There are two different senses that the Greek word for "temptation" carries in the NT, depending on usage (used in two different senses even within James 1:12 and 1:13-14!). One referring to external trials/testings, trying and difficult circumstances arising from without. The other referring to inward solicitation to evil, unholy desires arising from within, from the sin nature. Consider: God "tempted" Abraham (Gen. 22:1; Heb. 11:7); but James 1:13 tells us that God "tempts" no one. Does the former refer to God soliciting Abraham to evil? Far be the thought! God "tempts" no one in that sense. But God does Himself "put us to the test," to try the genuineness and preciousness of our faith, in soliciting us to obedience (not disobedience!).
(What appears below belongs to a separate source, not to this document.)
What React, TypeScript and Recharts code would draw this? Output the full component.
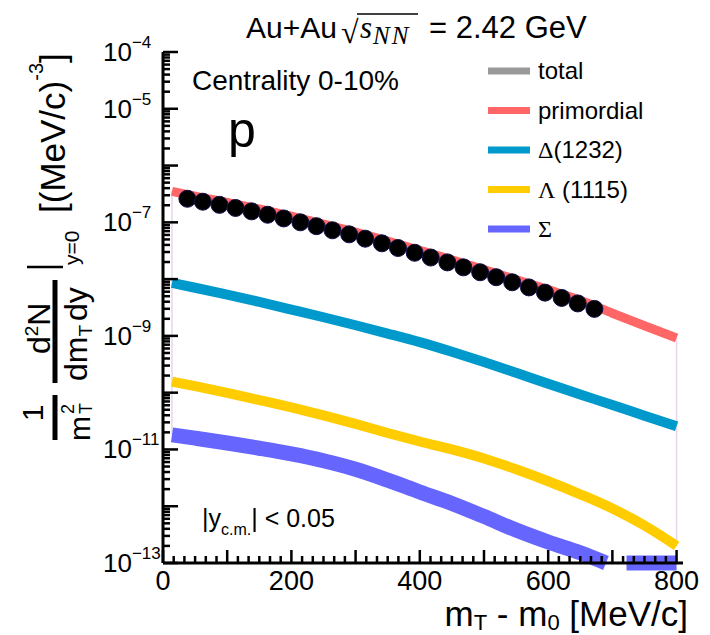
import { ComposedChart, Line, Scatter, XAxis, YAxis, ReferenceLine } from 'recharts';

const SANS = '"Liberation Sans", Arial, sans-serif';
const SERIF = '"Liberation Serif", "Times New Roman", serif';

// m_T - m_0 grid (MeV/c) for the model bands
const MT_GRID = [14, 50, 100, 150, 200, 250, 300, 350, 400, 450, 500, 550, 600, 650, 700, 750, 800];
const PRIMORDIAL = [
  3.51e-7, 2.88e-7, 2.24e-7, 1.72e-7, 1.28e-7, 9.33e-8, 6.73e-8, 4.69e-8, 3.21e-8,
  2.19e-8, 1.48e-8, 9.84e-9, 6.52e-9, 4.24e-9, 2.51e-9, 1.51e-9, 9.2e-10,
];
const DELTA_1232 = [
  8.57e-9, 7.05e-9, 5.32e-9, 3.96e-9, 2.91e-9, 2.13e-9, 1.54e-9, 1.1e-9, 7.76e-10,
  5.25e-10, 3.47e-10, 2.24e-10, 1.43e-10, 9.31e-11, 6.05e-11, 3.94e-11, 2.56e-11,
];
const LAMBDA_1115 = [
  1.57e-10, 1.3e-10, 9.89e-11, 7.41e-11, 5.5e-11, 3.98e-11, 2.82e-11, 1.95e-11, 1.38e-11,
  1.0e-11, 6.92e-12, 4.47e-12, 2.75e-12, 1.62e-12, 9.12e-13, 4.57e-13, 2.0e-13,
];
const SIGMA_MT = [14, 50, 100, 150, 200, 250, 300, 350, 400, 450, 500, 550, 600, 650, 690];
const SIGMA = [
  1.81e-11, 1.58e-11, 1.3e-11, 1.05e-11, 8.32e-12, 6.31e-12, 4.47e-12, 2.88e-12,
  1.78e-12, 1.12e-12, 6.61e-13, 3.8e-13, 2.34e-13, 1.51e-13, 1.0e-13,
];
const SIGMA_TAIL_MT = [722, 800];
const SIGMA_TAIL = [1.0e-13, 1.0e-13];

// measured protons, |y_cm| < 0.05
const DATA_MT = [
  38, 62, 88, 113, 138, 163, 188, 214, 239, 264, 290, 315, 341,
  366, 392, 417, 443, 468, 494, 519, 544, 570, 595, 621, 646, 672,
];
const DATA_YIELD = [
  2.6e-7, 2.31e-7, 2.03e-7, 1.79e-7, 1.56e-7, 1.36e-7, 1.17e-7, 1.0e-7, 8.55e-8,
  7.24e-8, 6.14e-8, 5.15e-8, 4.27e-8, 3.53e-8, 2.91e-8, 2.4e-8, 1.97e-8, 1.61e-8,
  1.32e-8, 1.08e-8, 8.79e-9, 7.14e-9, 5.78e-9, 4.66e-9, 3.73e-9, 2.99e-9,
];

const X_LABELS = [0, 200, 400, 600, 800];
const Y_DECADES = [-13, -12, -11, -10, -9, -8, -7, -6, -5, -4];
const Y_LABEL_EXPONENTS = [-4, -5, -7, -9, -11, -13];

const COLORS = {
  total: '#999999',
  primordial: '#ff6666',
  delta: '#0099cc',
  lambda: '#ffcc00',
  sigma: '#6666ff',
};

const LEGEND = [
  { greek: '', text: 'total', color: COLORS.total },
  { greek: '', text: 'primordial', color: COLORS.primordial },
  { greek: 'Δ', text: '(1232)', color: COLORS.delta },
  { greek: 'Λ', text: ' (1115)', color: COLORS.lambda },
  { greek: 'Σ', text: '', color: COLORS.sigma },
];

const toPoints = (xs: number[], ys: number[]) => xs.map((x, i) => ({ x, y: ys[i] }));

// minor ticks every 200/12 MeV, taller ones every 100 MeV
const xTicks: number[] = [];
for (let i = 0; i <= 48; i++) xTicks.push(Math.round((i * 200) / 12 * 1e4) / 1e4);

const yTicks: number[] = [];
Y_DECADES.forEach((d) => {
  const top = d === -4 ? 1 : 9;
  for (let k = 1; k <= top; k++) yTicks.push(Number((k * Math.pow(10, d)).toPrecision(3)));
});

function XTick(props: any) {
  const { x, y, payload } = props;
  const v = payload.value as number;
  const tall = Math.abs(v / 100 - Math.round(v / 100)) < 1e-6;
  const len = tall ? 13 : 7;
  return (
    <g>
      <line x1={x} x2={x} y1={y} y2={y - len} stroke="#000" strokeWidth={2.5} />
      {X_LABELS.includes(v) && (
        <text x={x} y={y + 27} textAnchor="middle" fontSize={27} fontFamily={SANS} fill="#000">
          {v}
        </text>
      )}
    </g>
  );
}

function YTick(props: any) {
  const { x, y, payload } = props;
  const v = payload.value as number;
  const e = Math.log10(v);
  const n = Math.round(e);
  const decade = Math.abs(e - n) < 1e-6;
  const len = decade ? 15 : 7;
  return (
    <g>
      <line x1={x} x2={x + len} y1={y} y2={y} stroke="#000" strokeWidth={2.5} />
      {decade && Y_LABEL_EXPONENTS.includes(n) && (
        <text x={x - 60} y={y + 9} fontSize={26} fontFamily={SANS} fill="#000">
          10
          <tspan dy={-13} fontSize={17}>
            {'\u2212' + Math.abs(n)}
          </tspan>
        </text>
      )}
    </g>
  );
}

function Dot(props: any) {
  const { cx, cy } = props;
  return <circle cx={cx} cy={cy} r={8.5} fill="#000" stroke="#10104a" strokeWidth={1} />;
}

function Annotations() {
  return (
    <svg
      width={710}
      height={635}
      style={{ position: 'absolute', left: 0, top: 0, pointerEvents: 'none' }}
      fontFamily={SANS}
    >
      {/* title */}
      <text x={246} y={38} fontSize={30}>Au+Au</text>
      <text x={341} y={43} fontSize={32} fontFamily={SERIF}>√</text>
      <line x1={357} x2={418} y1={14} y2={14} stroke="#000" strokeWidth={1.5} />
      <text x={360} y={38} fontSize={31} fontFamily={SERIF} fontStyle="italic">s</text>
      <text x={373} y={44} fontSize={25} fontFamily={SERIF} fontStyle="italic" letterSpacing={2}>NN</text>
      <text x={429} y={38} fontSize={31}>= 2.42 GeV</text>

      {/* y-axis title, drawn in a rotated frame */}
      <g transform="rotate(-90)" fill="#000">
        <text x={-413} y={43} textAnchor="middle" fontSize={30}>1</text>
        <line x1={-440} x2={-395} y1={55} y2={55} stroke="#000" strokeWidth={5} />
        <text x={-441} y={90} fontSize={30}>m</text>
        <text x={-414} y={74} fontSize={18}>2</text>
        <text x={-414} y={92} fontSize={18}>T</text>

        <text x={-354} y={50} fontSize={32}>
          d<tspan dy={-12} fontSize={19}>2</tspan>
          <tspan dy={12}>N</tspan>
        </text>
        <line x1={-383} x2={-280} y1={55} y2={55} stroke="#000" strokeWidth={5} />
        <text x={-381} y={87} fontSize={32}>
          dm<tspan dy={5} fontSize={19}>T</tspan>
          <tspan dy={-5} dx={4}>dy</tspan>
        </text>

        <line x1={-267} x2={-267} y1={27} y2={63} stroke="#000" strokeWidth={2.5} />
        <text x={-265} y={79} fontSize={21}>y=0</text>

        <text x={-213} y={65} fontSize={35}>
          [(MeV/c)<tspan dy={-22} fontSize={20}>-3</tspan>
          <tspan dy={22}>]</tspan>
        </text>
      </g>

      {/* x-axis title */}
      <text x={688} y={626} textAnchor="end" fontSize={35}>
        m<tspan dy={4} fontSize={22}>T</tspan>
        <tspan dy={-4}> - m</tspan>
        <tspan dy={4} fontSize={22}>0</tspan>
        <tspan dy={-4}> [MeV/c]</tspan>
      </text>

      <text x={192} y={90} fontSize={28}>Centrality 0-10%</text>
      <text x={228} y={147} fontSize={50}>p</text>
      <text x={202} y={527} fontSize={25}>
        |y<tspan dy={8} fontSize={16}>c.m.</tspan>
        <tspan dy={-8}>| &lt; 0.05</tspan>
      </text>

      {/* legend */}
      {LEGEND.map((item, i) => {
        const cy = 71 + i * 39.5;
        return (
          <g key={item.color}>
            <line x1={488} x2={530} y1={cy} y2={cy} stroke={item.color} strokeWidth={7} />
            <text x={538} y={cy + 8} fontSize={24}>
              {item.greek && <tspan fontFamily={SERIF}>{item.greek}</tspan>}
              {item.text}
            </text>
          </g>
        );
      })}
    </svg>
  );
}

export default function App() {
  const axisLine = { stroke: '#000', strokeWidth: 3 };
  return (
    <div style={{ position: 'absolute', left: 0, top: 0, width: 710, height: 635, background: '#fff' }}>
      <ComposedChart width={710} height={635} margin={{ top: 52, right: 27, bottom: 0, left: 0 }}>
        <XAxis
          dataKey="x"
          type="number"
          domain={[0, 810]}
          ticks={xTicks}
          interval={0}
          height={72}
          tickSize={0}
          tickMargin={0}
          tickLine={false}
          axisLine={axisLine}
          tick={<XTick />}
        />
        <XAxis xAxisId="top" orientation="top" type="number" domain={[0, 810]} height={0} tick={false} tickLine={false} axisLine={axisLine} />
        <YAxis
          dataKey="y"
          type="number"
          scale="log"
          domain={[1e-13, 1e-4]}
          ticks={yTicks}
          interval={0}
          width={163}
          tickSize={0}
          tickMargin={0}
          tickLine={false}
          axisLine={axisLine}
          tick={<YTick />}
        />
        <YAxis yAxisId="right" orientation="right" type="number" domain={[0, 1]} width={0} tick={false} tickLine={false} axisLine={axisLine} />

        <ReferenceLine
          segment={[{ x: MT_GRID[0], y: SIGMA[0] }, { x: MT_GRID[0], y: PRIMORDIAL[0] }]}
          stroke="#e6d6ea"
          strokeWidth={1.5}
        />
        <ReferenceLine
          segment={[
            { x: MT_GRID[MT_GRID.length - 1], y: LAMBDA_1115[LAMBDA_1115.length - 1] },
            { x: MT_GRID[MT_GRID.length - 1], y: PRIMORDIAL[PRIMORDIAL.length - 1] },
          ]}
          stroke="#e6d6ea"
          strokeWidth={1.5}
        />

        <Line data={toPoints(SIGMA_MT, SIGMA)} dataKey="y" type="monotone" stroke={COLORS.sigma} strokeWidth={15} dot={false} isAnimationActive={false} />
        <Line data={toPoints(SIGMA_TAIL_MT, SIGMA_TAIL)} dataKey="y" type="linear" stroke={COLORS.sigma} strokeWidth={15} dot={false} isAnimationActive={false} />
        <Line data={toPoints(MT_GRID, LAMBDA_1115)} dataKey="y" type="monotone" stroke={COLORS.lambda} strokeWidth={10} dot={false} isAnimationActive={false} />
        <Line data={toPoints(MT_GRID, DELTA_1232)} dataKey="y" type="monotone" stroke={COLORS.delta} strokeWidth={10} dot={false} isAnimationActive={false} />
        <Line data={toPoints(MT_GRID, PRIMORDIAL)} dataKey="y" type="monotone" stroke={COLORS.primordial} strokeWidth={9} dot={false} isAnimationActive={false} />
        <Scatter data={toPoints(DATA_MT, DATA_YIELD)} fill="#000" shape={<Dot />} isAnimationActive={false} />
      </ComposedChart>
      <Annotations />
    </div>
  );
}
And in that latter sense, he who endures “temptation” is blessed (James 1:12)! This verse obviously does NOT mean "Blessed is the man who endures inward solicitation to evil, who endures unholy/ungodly desires springing from his sin nature"! For the only thing "proved" by such "temptation" would be that no good thing dwells in my flesh! In that sense, "every one is tempted, drawn away, and enticed by his own lust" (James 1:14).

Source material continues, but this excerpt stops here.